WHAT IS NEEDED
Copy every line of the material below word for word.

══ PROVIDED ENTRIES

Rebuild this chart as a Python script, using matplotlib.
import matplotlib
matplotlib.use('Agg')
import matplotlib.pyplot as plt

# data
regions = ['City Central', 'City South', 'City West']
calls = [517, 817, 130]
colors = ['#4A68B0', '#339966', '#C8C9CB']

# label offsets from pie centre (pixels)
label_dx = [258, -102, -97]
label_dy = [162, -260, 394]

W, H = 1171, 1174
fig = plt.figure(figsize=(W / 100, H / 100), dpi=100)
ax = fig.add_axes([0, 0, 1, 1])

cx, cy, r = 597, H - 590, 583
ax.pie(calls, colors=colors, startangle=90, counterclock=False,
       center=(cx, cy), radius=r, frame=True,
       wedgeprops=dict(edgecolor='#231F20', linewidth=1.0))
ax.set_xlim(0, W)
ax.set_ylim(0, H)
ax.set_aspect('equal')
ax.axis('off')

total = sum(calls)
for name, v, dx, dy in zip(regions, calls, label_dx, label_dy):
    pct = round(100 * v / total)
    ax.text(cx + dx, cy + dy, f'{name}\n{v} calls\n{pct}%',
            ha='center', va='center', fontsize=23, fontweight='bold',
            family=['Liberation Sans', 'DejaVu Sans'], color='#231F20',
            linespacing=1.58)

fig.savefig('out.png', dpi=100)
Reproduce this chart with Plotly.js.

════

WORKED ANSWER
Rebuild this chart as a Python script, using matplotlib.
import matplotlib
matplotlib.use('Agg')
import matplotlib.pyplot as plt

# data
regions = ['City Central', 'City South', 'City West']
calls = [517, 817, 130]
colors = ['#4A68B0', '#339966', '#C8C9CB']

# label offsets from pie centre (pixels)
label_dx = [258, -102, -97]
label_dy = [162, -260, 394]

W, H = 1171, 1174
fig = plt.figure(figsize=(W / 100, H / 100), dpi=100)
ax = fig.add_axes([0, 0, 1, 1])

cx, cy, r = 597, H - 590, 583
ax.pie(calls, colors=colors, startangle=90, counterclock=False,
       center=(cx, cy), radius=r, frame=True,
       wedgeprops=dict(edgecolor='#231F20', linewidth=1.0))
ax.set_xlim(0, W)
ax.set_ylim(0, H)
ax.set_aspect('equal')
ax.axis('off')

total = sum(calls)
for name, v, dx, dy in zip(regions, calls, label_dx, label_dy):
    pct = round(100 * v / total)
    ax.text(cx + dx, cy + dy, f'{name}\n{v} calls\n{pct}%',
            ha='center', va='center', fontsize=23, fontweight='bold',
            family=['Liberation Sans', 'DejaVu Sans'], color='#231F20',
            linespacing=1.58)

fig.savefig('out.png', dpi=100)
Reproduce this chart with Plotly.js.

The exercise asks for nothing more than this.